Instructions to follow :: In your copy, include every line of the listing below exactly but none of the pictures.

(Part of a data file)
┌──
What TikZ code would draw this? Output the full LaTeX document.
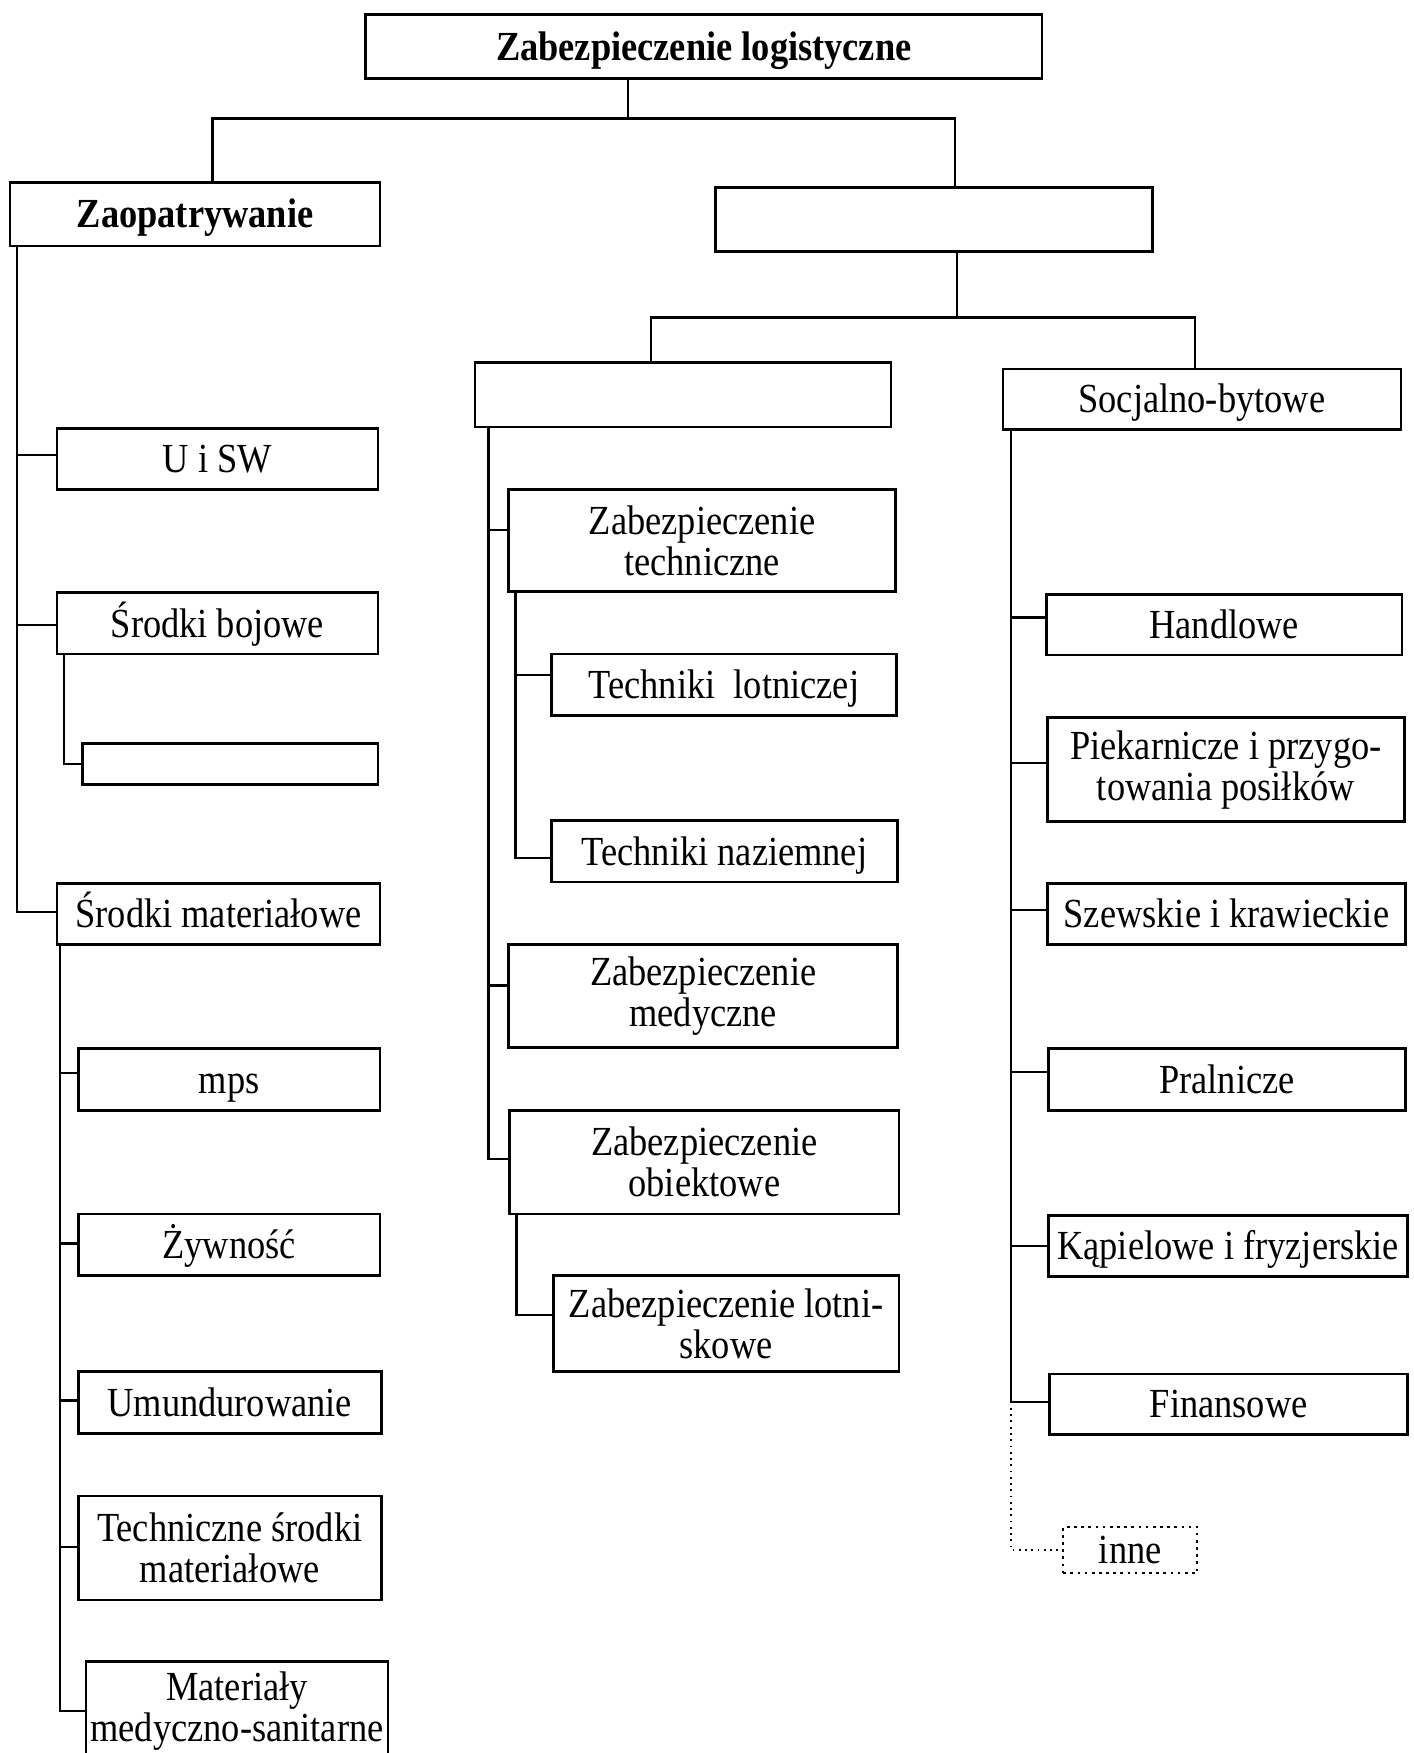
\documentclass[tikz,border=0pt]{standalone}
\usepackage{fontspec}
\setmainfont{Liberation Serif}[FakeStretch=0.88]
\usetikzlibrary{calc}
% one drawing unit is half a point
\newcommand\boxat[7][bx]{%
  \pgfmathsetmacro\bxcx{(#3+#5)/2}%
  \pgfmathsetmacro\bxcy{(#4+#6)/2}%
  \pgfmathsetmacro\bxw{(#5-#3)/2}%
  \pgfmathsetmacro\bxh{(#6-#4)/2}%
  \node[#1, minimum width=\bxw pt, minimum height=\bxh pt] (#2) at (\bxcx,\bxcy) {#7};}
% branch from a parent box down a trunk and across to a child box
\newcommand\branch[5][link]{%
  \draw[#1] (#2.south -| #3) |- ($(#4.north west)!#5!(#4.south west)$);}
\begin{document}
\begin{tikzpicture}[x=0.5pt,y=-0.5pt,
  bx/.style={draw, line width=1.2pt, inner sep=0pt, align=center,
             font=\fontsize{18.5}{18.5}\selectfont},
  one/.style={bx, text height=12.6pt, text depth=0.3pt},
  dotbx/.style={one, dotted, line width=0.9pt},
  link/.style={line width=1pt},
  dotlink/.style={line width=0.8pt, dotted}]
\useasboundingbox (0,0) rectangle (1264,1568);
\fill[white] (0,0) rectangle (1264,1568);

% ---- top levels
\boxat[one]{root}{327}{13}{932}{70}{\textbf{Zabezpieczenie logistyczne}}
\boxat[one]{zaop}{9}{163}{340}{220}{\textbf{Zaopatrywanie}}
\boxat{svc}{640}{168}{1031}{225}{}
\boxat{mid}{425}{324}{797}{382}{}
\boxat[one]{soc}{897}{330}{1253}{384}{Socjalno-bytowe}

% ---- supply branch
\boxat[one]{usw}{51}{383}{338}{438}{U i SW}
\boxat[one]{boj}{51}{530}{338}{585}{Środki bojowe}
\boxat{bojsub}{74}{665}{338}{702}{}
\boxat[one]{mat}{51}{790}{340}{845}{Środki materiałowe}
\boxat[one]{mps}{70}{938}{340}{993}{mps}
\boxat[one]{zyw}{70}{1086}{340}{1141}{Żywność}
\boxat[one]{umu}{70}{1227}{341}{1282}{Umundurowanie}
\boxat{tsm}{70}{1338}{341}{1431}{Techniczne środki\\materiałowe}
\boxat{mms}{77}{1486}{347}{1575}{Materiały\\medyczno-sanitarne}

% ---- middle branch
\boxat{ztech}{455}{438}{801}{529}{Zabezpieczenie\\techniczne}
\boxat[one]{tlot}{493}{585}{802}{640}{Techniki\ \ lotniczej}
\boxat[one]{tnaz}{493}{734}{803}{789}{Techniki naziemnej}
\boxat{zmed}{455}{845}{803}{937}{Zabezpieczenie\\medyczne}
\boxat{zobi}{456}{993}{804}{1086}{Zabezpieczenie\\obiektowe}
\boxat{zlot}{495}{1141}{804}{1227}{Zabezpieczenie lotni-\\skowe}

% ---- social branch
\boxat[one]{han}{936}{532}{1254}{586}{Handlowe}
\boxat{pie}{937}{642}{1256}{735}{Piekarnicze i przygo-\\towania posiłków}
\boxat[one]{sze}{937}{790}{1257}{845}{Szewskie i krawieckie}
\boxat[one]{pra}{938}{938}{1257}{993}{Pralnicze}
\boxat[one]{kap}{938}{1087}{1259}{1142}{Kąpielowe i fryzjerskie}
\boxat[one]{fin}{939}{1229}{1259}{1283}{Finansowe}
\boxat[dotbx]{inne}{951}{1366}{1071}{1407}{inne}

% ---- junction points
\coordinate (j0) at (562,106);
\coordinate (jl) at (190,106);
\coordinate (jr) at (854,106);
\coordinate (k0) at (856,284);
\coordinate (kl) at (582,284);
\coordinate (kr) at (1069,284);
\coordinate (L) at (15,0);
\coordinate (B) at (57,0);
\coordinate (M) at (54,0);
\coordinate (C) at (437,0);
\coordinate (T) at (461,0);
\coordinate (O) at (462,0);
\coordinate (R) at (904,0);
\coordinate (finT) at ($(fin.north west)!0.46!(fin.south west)$);

% ---- upper connectors
\draw[link] (root.south -| j0) -- (j0);
\draw[link] (zaop.north -| jl) -- (jl) -- (jr) -- (svc.north -| jr);
\draw[link] (svc.south -| k0) -- (k0);
\draw[link] (mid.north -| kl) -- (kl) -- (kr) -- (soc.north -| kr);

% ---- supply connectors
\branch{zaop}{L}{usw}{0.44}
\branch{zaop}{L}{boj}{0.53}
\branch{zaop}{L}{mat}{0.47}
\branch{boj}{B}{bojsub}{0.5}
\branch{mat}{M}{mps}{0.4}
\branch{mat}{M}{zyw}{0.48}
\branch{mat}{M}{umu}{0.47}
\branch{mat}{M}{tsm}{0.49}
\branch{mat}{M}{mms}{0.5}

% ---- middle connectors
\branch{mid}{C}{ztech}{0.4}
\branch{mid}{C}{zmed}{0.4}
\branch{mid}{C}{zobi}{0.47}
\branch{ztech}{T}{tlot}{0.35}
\branch{ztech}{T}{tnaz}{0.6}
\branch{zobi}{O}{zlot}{0.41}

% ---- social connectors
\branch{soc}{R}{han}{0.38}
\branch{soc}{R}{pie}{0.44}
\branch{soc}{R}{sze}{0.44}
\branch{soc}{R}{pra}{0.38}
\branch{soc}{R}{kap}{0.5}
\branch{soc}{R}{fin}{0.46}
\draw[dotlink] (finT -| R) |- (inne.west);
\end{tikzpicture}
\end{document}
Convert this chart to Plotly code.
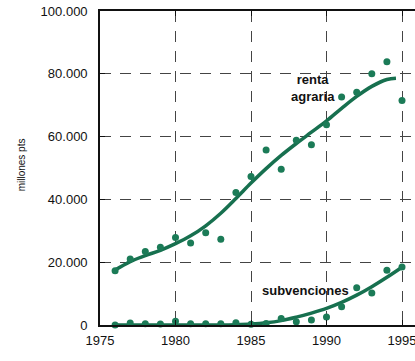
└──
Finished exercise ::
What TikZ code would draw this? Output the full LaTeX document.
\documentclass[tikz,border=0pt]{standalone}
\usepackage{fontspec}
\setmainfont{Liberation Serif}[FakeStretch=0.88]
\usetikzlibrary{calc}
% one drawing unit is half a point
\newcommand\boxat[7][bx]{%
  \pgfmathsetmacro\bxcx{(#3+#5)/2}%
  \pgfmathsetmacro\bxcy{(#4+#6)/2}%
  \pgfmathsetmacro\bxw{(#5-#3)/2}%
  \pgfmathsetmacro\bxh{(#6-#4)/2}%
  \node[#1, minimum width=\bxw pt, minimum height=\bxh pt] (#2) at (\bxcx,\bxcy) {#7};}
% branch from a parent box down a trunk and across to a child box
\newcommand\branch[5][link]{%
  \draw[#1] (#2.south -| #3) |- ($(#4.north west)!#5!(#4.south west)$);}
\begin{document}
\begin{tikzpicture}[x=0.5pt,y=-0.5pt,
  bx/.style={draw, line width=1.2pt, inner sep=0pt, align=center,
             font=\fontsize{18.5}{18.5}\selectfont},
  one/.style={bx, text height=12.6pt, text depth=0.3pt},
  dotbx/.style={one, dotted, line width=0.9pt},
  link/.style={line width=1pt},
  dotlink/.style={line width=0.8pt, dotted}]
\useasboundingbox (0,0) rectangle (1264,1568);
\fill[white] (0,0) rectangle (1264,1568);

% ---- top levels
\boxat[one]{root}{327}{13}{932}{70}{\textbf{Zabezpieczenie logistyczne}}
\boxat[one]{zaop}{9}{163}{340}{220}{\textbf{Zaopatrywanie}}
\boxat{svc}{640}{168}{1031}{225}{}
\boxat{mid}{425}{324}{797}{382}{}
\boxat[one]{soc}{897}{330}{1253}{384}{Socjalno-bytowe}

% ---- supply branch
\boxat[one]{usw}{51}{383}{338}{438}{U i SW}
\boxat[one]{boj}{51}{530}{338}{585}{Środki bojowe}
\boxat{bojsub}{74}{665}{338}{702}{}
\boxat[one]{mat}{51}{790}{340}{845}{Środki materiałowe}
\boxat[one]{mps}{70}{938}{340}{993}{mps}
\boxat[one]{zyw}{70}{1086}{340}{1141}{Żywność}
\boxat[one]{umu}{70}{1227}{341}{1282}{Umundurowanie}
\boxat{tsm}{70}{1338}{341}{1431}{Techniczne środki\\materiałowe}
\boxat{mms}{77}{1486}{347}{1575}{Materiały\\medyczno-sanitarne}

% ---- middle branch
\boxat{ztech}{455}{438}{801}{529}{Zabezpieczenie\\techniczne}
\boxat[one]{tlot}{493}{585}{802}{640}{Techniki\ \ lotniczej}
\boxat[one]{tnaz}{493}{734}{803}{789}{Techniki naziemnej}
\boxat{zmed}{455}{845}{803}{937}{Zabezpieczenie\\medyczne}
\boxat{zobi}{456}{993}{804}{1086}{Zabezpieczenie\\obiektowe}
\boxat{zlot}{495}{1141}{804}{1227}{Zabezpieczenie lotni-\\skowe}

% ---- social branch
\boxat[one]{han}{936}{532}{1254}{586}{Handlowe}
\boxat{pie}{937}{642}{1256}{735}{Piekarnicze i przygo-\\towania posiłków}
\boxat[one]{sze}{937}{790}{1257}{845}{Szewskie i krawieckie}
\boxat[one]{pra}{938}{938}{1257}{993}{Pralnicze}
\boxat[one]{kap}{938}{1087}{1259}{1142}{Kąpielowe i fryzjerskie}
\boxat[one]{fin}{939}{1229}{1259}{1283}{Finansowe}
\boxat[dotbx]{inne}{951}{1366}{1071}{1407}{inne}

% ---- junction points
\coordinate (j0) at (562,106);
\coordinate (jl) at (190,106);
\coordinate (jr) at (854,106);
\coordinate (k0) at (856,284);
\coordinate (kl) at (582,284);
\coordinate (kr) at (1069,284);
\coordinate (L) at (15,0);
\coordinate (B) at (57,0);
\coordinate (M) at (54,0);
\coordinate (C) at (437,0);
\coordinate (T) at (461,0);
\coordinate (O) at (462,0);
\coordinate (R) at (904,0);
\coordinate (finT) at ($(fin.north west)!0.46!(fin.south west)$);

% ---- upper connectors
\draw[link] (root.south -| j0) -- (j0);
\draw[link] (zaop.north -| jl) -- (jl) -- (jr) -- (svc.north -| jr);
\draw[link] (svc.south -| k0) -- (k0);
\draw[link] (mid.north -| kl) -- (kl) -- (kr) -- (soc.north -| kr);

% ---- supply connectors
\branch{zaop}{L}{usw}{0.44}
\branch{zaop}{L}{boj}{0.53}
\branch{zaop}{L}{mat}{0.47}
\branch{boj}{B}{bojsub}{0.5}
\branch{mat}{M}{mps}{0.4}
\branch{mat}{M}{zyw}{0.48}
\branch{mat}{M}{umu}{0.47}
\branch{mat}{M}{tsm}{0.49}
\branch{mat}{M}{mms}{0.5}

% ---- middle connectors
\branch{mid}{C}{ztech}{0.4}
\branch{mid}{C}{zmed}{0.4}
\branch{mid}{C}{zobi}{0.47}
\branch{ztech}{T}{tlot}{0.35}
\branch{ztech}{T}{tnaz}{0.6}
\branch{zobi}{O}{zlot}{0.41}

% ---- social connectors
\branch{soc}{R}{han}{0.38}
\branch{soc}{R}{pie}{0.44}
\branch{soc}{R}{sze}{0.44}
\branch{soc}{R}{pra}{0.38}
\branch{soc}{R}{kap}{0.5}
\branch{soc}{R}{fin}{0.46}
\draw[dotlink] (finT -| R) |- (inne.west);
\end{tikzpicture}
\end{document}
Convert this chart to Plotly code.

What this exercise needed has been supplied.